OBJECTIVE:
Below is a listing; write it out exactly and drop any images from it.

AVAILABLE DATA:

────────────────

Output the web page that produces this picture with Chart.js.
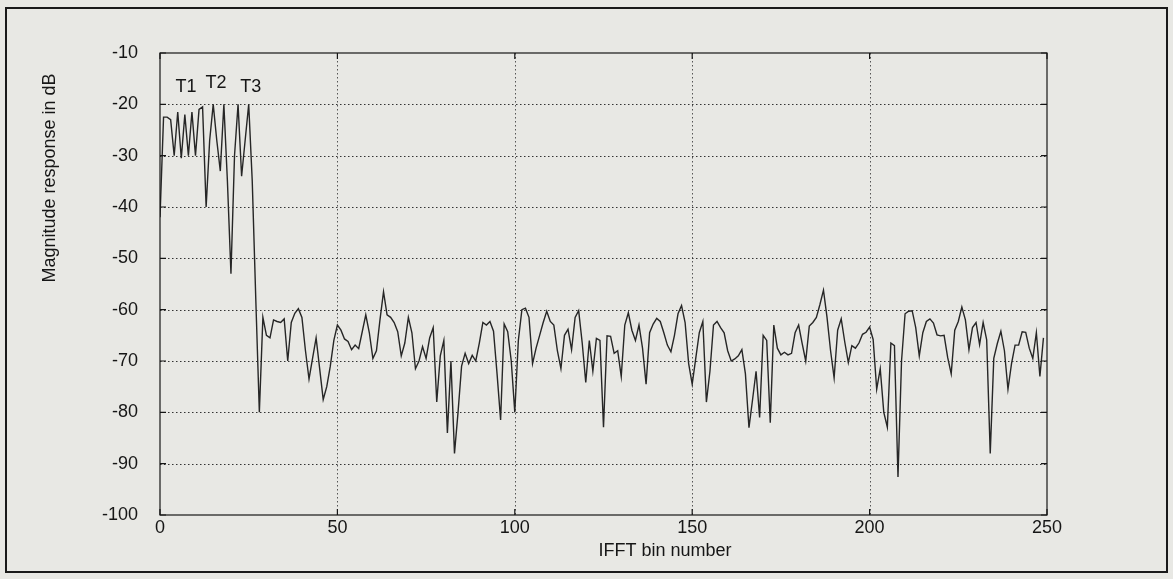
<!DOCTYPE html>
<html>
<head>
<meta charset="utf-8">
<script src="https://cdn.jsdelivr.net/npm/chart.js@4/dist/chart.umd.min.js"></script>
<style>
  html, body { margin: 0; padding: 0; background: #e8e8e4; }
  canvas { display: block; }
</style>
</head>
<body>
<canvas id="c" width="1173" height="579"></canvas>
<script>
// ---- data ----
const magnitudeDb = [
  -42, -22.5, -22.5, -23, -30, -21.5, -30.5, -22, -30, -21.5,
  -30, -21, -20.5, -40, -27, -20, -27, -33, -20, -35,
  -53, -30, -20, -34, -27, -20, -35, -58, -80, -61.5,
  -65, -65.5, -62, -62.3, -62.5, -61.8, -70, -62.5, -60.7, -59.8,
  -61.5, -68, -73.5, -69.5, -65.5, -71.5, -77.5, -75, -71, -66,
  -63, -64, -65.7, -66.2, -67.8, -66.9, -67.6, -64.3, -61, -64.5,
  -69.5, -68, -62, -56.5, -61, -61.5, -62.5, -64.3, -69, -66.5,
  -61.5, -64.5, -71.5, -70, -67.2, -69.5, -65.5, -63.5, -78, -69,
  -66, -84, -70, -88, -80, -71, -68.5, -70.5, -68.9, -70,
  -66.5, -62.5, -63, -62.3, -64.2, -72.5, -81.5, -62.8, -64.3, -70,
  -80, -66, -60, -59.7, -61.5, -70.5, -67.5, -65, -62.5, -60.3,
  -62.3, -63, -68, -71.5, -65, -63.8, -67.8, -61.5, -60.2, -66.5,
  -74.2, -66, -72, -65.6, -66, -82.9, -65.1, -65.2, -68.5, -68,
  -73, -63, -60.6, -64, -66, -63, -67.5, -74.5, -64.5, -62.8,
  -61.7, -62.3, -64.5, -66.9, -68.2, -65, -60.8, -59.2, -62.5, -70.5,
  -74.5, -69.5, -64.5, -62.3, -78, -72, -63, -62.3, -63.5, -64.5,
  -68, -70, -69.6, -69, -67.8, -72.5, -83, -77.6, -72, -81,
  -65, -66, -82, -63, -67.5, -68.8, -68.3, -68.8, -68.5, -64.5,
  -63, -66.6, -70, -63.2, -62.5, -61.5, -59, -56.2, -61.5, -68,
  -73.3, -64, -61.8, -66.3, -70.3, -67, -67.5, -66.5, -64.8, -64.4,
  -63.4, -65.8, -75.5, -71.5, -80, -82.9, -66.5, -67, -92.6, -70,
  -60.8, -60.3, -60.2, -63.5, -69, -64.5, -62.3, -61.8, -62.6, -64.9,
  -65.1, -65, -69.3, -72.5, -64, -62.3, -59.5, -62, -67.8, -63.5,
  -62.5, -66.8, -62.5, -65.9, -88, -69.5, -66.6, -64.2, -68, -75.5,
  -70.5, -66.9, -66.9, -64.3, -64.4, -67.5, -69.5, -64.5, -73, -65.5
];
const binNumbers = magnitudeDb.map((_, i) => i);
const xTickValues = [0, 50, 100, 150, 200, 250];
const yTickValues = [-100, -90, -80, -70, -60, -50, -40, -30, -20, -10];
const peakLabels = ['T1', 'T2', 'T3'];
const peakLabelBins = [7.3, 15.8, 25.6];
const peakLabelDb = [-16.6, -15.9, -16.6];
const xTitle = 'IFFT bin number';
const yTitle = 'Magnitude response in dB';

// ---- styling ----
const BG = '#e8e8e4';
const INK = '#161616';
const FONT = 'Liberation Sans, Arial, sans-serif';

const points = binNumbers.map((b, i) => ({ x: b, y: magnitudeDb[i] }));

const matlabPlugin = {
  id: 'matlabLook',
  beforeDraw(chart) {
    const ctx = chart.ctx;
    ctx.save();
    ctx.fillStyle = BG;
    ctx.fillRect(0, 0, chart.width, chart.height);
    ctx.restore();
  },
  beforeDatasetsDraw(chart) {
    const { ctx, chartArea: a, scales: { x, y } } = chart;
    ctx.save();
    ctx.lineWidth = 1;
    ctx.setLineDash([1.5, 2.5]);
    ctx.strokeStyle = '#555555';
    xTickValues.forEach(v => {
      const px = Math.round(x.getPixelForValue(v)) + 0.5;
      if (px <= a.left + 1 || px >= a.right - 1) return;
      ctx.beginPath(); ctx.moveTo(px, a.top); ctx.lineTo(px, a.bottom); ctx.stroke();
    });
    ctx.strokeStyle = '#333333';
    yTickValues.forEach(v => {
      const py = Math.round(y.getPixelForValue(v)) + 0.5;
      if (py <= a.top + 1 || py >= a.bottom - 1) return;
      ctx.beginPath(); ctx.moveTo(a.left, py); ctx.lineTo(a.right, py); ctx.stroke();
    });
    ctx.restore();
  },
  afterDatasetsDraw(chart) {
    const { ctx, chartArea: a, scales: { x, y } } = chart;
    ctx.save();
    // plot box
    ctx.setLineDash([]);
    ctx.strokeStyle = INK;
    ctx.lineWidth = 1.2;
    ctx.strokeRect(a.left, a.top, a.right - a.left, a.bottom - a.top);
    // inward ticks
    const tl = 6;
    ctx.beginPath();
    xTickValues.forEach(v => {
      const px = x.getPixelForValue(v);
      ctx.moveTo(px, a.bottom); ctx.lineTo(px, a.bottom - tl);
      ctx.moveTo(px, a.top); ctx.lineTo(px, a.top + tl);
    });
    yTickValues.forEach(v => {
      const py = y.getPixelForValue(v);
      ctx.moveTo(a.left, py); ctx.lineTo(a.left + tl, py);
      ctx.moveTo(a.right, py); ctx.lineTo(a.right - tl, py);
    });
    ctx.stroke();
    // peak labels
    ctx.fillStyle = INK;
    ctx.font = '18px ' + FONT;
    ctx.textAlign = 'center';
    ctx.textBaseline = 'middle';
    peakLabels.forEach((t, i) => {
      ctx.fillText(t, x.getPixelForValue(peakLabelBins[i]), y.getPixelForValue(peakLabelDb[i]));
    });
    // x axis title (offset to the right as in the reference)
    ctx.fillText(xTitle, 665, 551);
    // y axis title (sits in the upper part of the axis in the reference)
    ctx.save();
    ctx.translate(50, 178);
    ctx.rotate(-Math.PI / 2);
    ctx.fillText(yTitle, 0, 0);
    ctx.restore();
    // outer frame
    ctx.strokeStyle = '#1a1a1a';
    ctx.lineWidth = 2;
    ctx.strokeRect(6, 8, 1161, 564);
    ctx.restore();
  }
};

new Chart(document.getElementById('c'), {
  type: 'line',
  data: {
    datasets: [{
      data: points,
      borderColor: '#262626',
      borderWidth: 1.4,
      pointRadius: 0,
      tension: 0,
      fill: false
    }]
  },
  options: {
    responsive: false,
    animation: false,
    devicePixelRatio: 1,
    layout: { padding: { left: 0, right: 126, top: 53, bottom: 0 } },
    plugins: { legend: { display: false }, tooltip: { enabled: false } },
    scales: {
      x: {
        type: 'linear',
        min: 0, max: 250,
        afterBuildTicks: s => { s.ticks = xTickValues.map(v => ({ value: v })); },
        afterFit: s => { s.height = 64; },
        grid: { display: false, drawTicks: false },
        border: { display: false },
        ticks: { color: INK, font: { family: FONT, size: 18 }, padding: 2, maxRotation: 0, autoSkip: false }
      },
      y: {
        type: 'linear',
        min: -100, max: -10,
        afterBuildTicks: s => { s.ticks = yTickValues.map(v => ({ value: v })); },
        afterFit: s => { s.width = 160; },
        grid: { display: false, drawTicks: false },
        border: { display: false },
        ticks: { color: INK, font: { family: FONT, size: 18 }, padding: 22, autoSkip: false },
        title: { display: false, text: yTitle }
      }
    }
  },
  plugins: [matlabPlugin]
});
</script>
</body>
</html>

────────────────

ANSWER TO THE PROBLEM:
Output the web page that produces this picture with Chart.js.
<!DOCTYPE html>
<html>
<head>
<meta charset="utf-8">
<script src="https://cdn.jsdelivr.net/npm/chart.js@4/dist/chart.umd.min.js"></script>
<style>
  html, body { margin: 0; padding: 0; background: #e8e8e4; }
  canvas { display: block; }
</style>
</head>
<body>
<canvas id="c" width="1173" height="579"></canvas>
<script>
// ---- data ----
const magnitudeDb = [
  -42, -22.5, -22.5, -23, -30, -21.5, -30.5, -22, -30, -21.5,
  -30, -21, -20.5, -40, -27, -20, -27, -33, -20, -35,
  -53, -30, -20, -34, -27, -20, -35, -58, -80, -61.5,
  -65, -65.5, -62, -62.3, -62.5, -61.8, -70, -62.5, -60.7, -59.8,
  -61.5, -68, -73.5, -69.5, -65.5, -71.5, -77.5, -75, -71, -66,
  -63, -64, -65.7, -66.2, -67.8, -66.9, -67.6, -64.3, -61, -64.5,
  -69.5, -68, -62, -56.5, -61, -61.5, -62.5, -64.3, -69, -66.5,
  -61.5, -64.5, -71.5, -70, -67.2, -69.5, -65.5, -63.5, -78, -69,
  -66, -84, -70, -88, -80, -71, -68.5, -70.5, -68.9, -70,
  -66.5, -62.5, -63, -62.3, -64.2, -72.5, -81.5, -62.8, -64.3, -70,
  -80, -66, -60, -59.7, -61.5, -70.5, -67.5, -65, -62.5, -60.3,
  -62.3, -63, -68, -71.5, -65, -63.8, -67.8, -61.5, -60.2, -66.5,
  -74.2, -66, -72, -65.6, -66, -82.9, -65.1, -65.2, -68.5, -68,
  -73, -63, -60.6, -64, -66, -63, -67.5, -74.5, -64.5, -62.8,
  -61.7, -62.3, -64.5, -66.9, -68.2, -65, -60.8, -59.2, -62.5, -70.5,
  -74.5, -69.5, -64.5, -62.3, -78, -72, -63, -62.3, -63.5, -64.5,
  -68, -70, -69.6, -69, -67.8, -72.5, -83, -77.6, -72, -81,
  -65, -66, -82, -63, -67.5, -68.8, -68.3, -68.8, -68.5, -64.5,
  -63, -66.6, -70, -63.2, -62.5, -61.5, -59, -56.2, -61.5, -68,
  -73.3, -64, -61.8, -66.3, -70.3, -67, -67.5, -66.5, -64.8, -64.4,
  -63.4, -65.8, -75.5, -71.5, -80, -82.9, -66.5, -67, -92.6, -70,
  -60.8, -60.3, -60.2, -63.5, -69, -64.5, -62.3, -61.8, -62.6, -64.9,
  -65.1, -65, -69.3, -72.5, -64, -62.3, -59.5, -62, -67.8, -63.5,
  -62.5, -66.8, -62.5, -65.9, -88, -69.5, -66.6, -64.2, -68, -75.5,
  -70.5, -66.9, -66.9, -64.3, -64.4, -67.5, -69.5, -64.5, -73, -65.5
];
const binNumbers = magnitudeDb.map((_, i) => i);
const xTickValues = [0, 50, 100, 150, 200, 250];
const yTickValues = [-100, -90, -80, -70, -60, -50, -40, -30, -20, -10];
const peakLabels = ['T1', 'T2', 'T3'];
const peakLabelBins = [7.3, 15.8, 25.6];
const peakLabelDb = [-16.6, -15.9, -16.6];
const xTitle = 'IFFT bin number';
const yTitle = 'Magnitude response in dB';

// ---- styling ----
const BG = '#e8e8e4';
const INK = '#161616';
const FONT = 'Liberation Sans, Arial, sans-serif';

const points = binNumbers.map((b, i) => ({ x: b, y: magnitudeDb[i] }));

const matlabPlugin = {
  id: 'matlabLook',
  beforeDraw(chart) {
    const ctx = chart.ctx;
    ctx.save();
    ctx.fillStyle = BG;
    ctx.fillRect(0, 0, chart.width, chart.height);
    ctx.restore();
  },
  beforeDatasetsDraw(chart) {
    const { ctx, chartArea: a, scales: { x, y } } = chart;
    ctx.save();
    ctx.lineWidth = 1;
    ctx.setLineDash([1.5, 2.5]);
    ctx.strokeStyle = '#555555';
    xTickValues.forEach(v => {
      const px = Math.round(x.getPixelForValue(v)) + 0.5;
      if (px <= a.left + 1 || px >= a.right - 1) return;
      ctx.beginPath(); ctx.moveTo(px, a.top); ctx.lineTo(px, a.bottom); ctx.stroke();
    });
    ctx.strokeStyle = '#333333';
    yTickValues.forEach(v => {
      const py = Math.round(y.getPixelForValue(v)) + 0.5;
      if (py <= a.top + 1 || py >= a.bottom - 1) return;
      ctx.beginPath(); ctx.moveTo(a.left, py); ctx.lineTo(a.right, py); ctx.stroke();
    });
    ctx.restore();
  },
  afterDatasetsDraw(chart) {
    const { ctx, chartArea: a, scales: { x, y } } = chart;
    ctx.save();
    // plot box
    ctx.setLineDash([]);
    ctx.strokeStyle = INK;
    ctx.lineWidth = 1.2;
    ctx.strokeRect(a.left, a.top, a.right - a.left, a.bottom - a.top);
    // inward ticks
    const tl = 6;
    ctx.beginPath();
    xTickValues.forEach(v => {
      const px = x.getPixelForValue(v);
      ctx.moveTo(px, a.bottom); ctx.lineTo(px, a.bottom - tl);
      ctx.moveTo(px, a.top); ctx.lineTo(px, a.top + tl);
    });
    yTickValues.forEach(v => {
      const py = y.getPixelForValue(v);
      ctx.moveTo(a.left, py); ctx.lineTo(a.left + tl, py);
      ctx.moveTo(a.right, py); ctx.lineTo(a.right - tl, py);
    });
    ctx.stroke();
    // peak labels
    ctx.fillStyle = INK;
    ctx.font = '18px ' + FONT;
    ctx.textAlign = 'center';
    ctx.textBaseline = 'middle';
    peakLabels.forEach((t, i) => {
      ctx.fillText(t, x.getPixelForValue(peakLabelBins[i]), y.getPixelForValue(peakLabelDb[i]));
    });
    // x axis title (offset to the right as in the reference)
    ctx.fillText(xTitle, 665, 551);
    // y axis title (sits in the upper part of the axis in the reference)
    ctx.save();
    ctx.translate(50, 178);
    ctx.rotate(-Math.PI / 2);
    ctx.fillText(yTitle, 0, 0);
    ctx.restore();
    // outer frame
    ctx.strokeStyle = '#1a1a1a';
    ctx.lineWidth = 2;
    ctx.strokeRect(6, 8, 1161, 564);
    ctx.restore();
  }
};

new Chart(document.getElementById('c'), {
  type: 'line',
  data: {
    datasets: [{
      data: points,
      borderColor: '#262626',
      borderWidth: 1.4,
      pointRadius: 0,
      tension: 0,
      fill: false
    }]
  },
  options: {
    responsive: false,
    animation: false,
    devicePixelRatio: 1,
    layout: { padding: { left: 0, right: 126, top: 53, bottom: 0 } },
    plugins: { legend: { display: false }, tooltip: { enabled: false } },
    scales: {
      x: {
        type: 'linear',
        min: 0, max: 250,
        afterBuildTicks: s => { s.ticks = xTickValues.map(v => ({ value: v })); },
        afterFit: s => { s.height = 64; },
        grid: { display: false, drawTicks: false },
        border: { display: false },
        ticks: { color: INK, font: { family: FONT, size: 18 }, padding: 2, maxRotation: 0, autoSkip: false }
      },
      y: {
        type: 'linear',
        min: -100, max: -10,
        afterBuildTicks: s => { s.ticks = yTickValues.map(v => ({ value: v })); },
        afterFit: s => { s.width = 160; },
        grid: { display: false, drawTicks: false },
        border: { display: false },
        ticks: { color: INK, font: { family: FONT, size: 18 }, padding: 22, autoSkip: false },
        title: { display: false, text: yTitle }
      }
    }
  },
  plugins: [matlabPlugin]
});
</script>
</body>
</html>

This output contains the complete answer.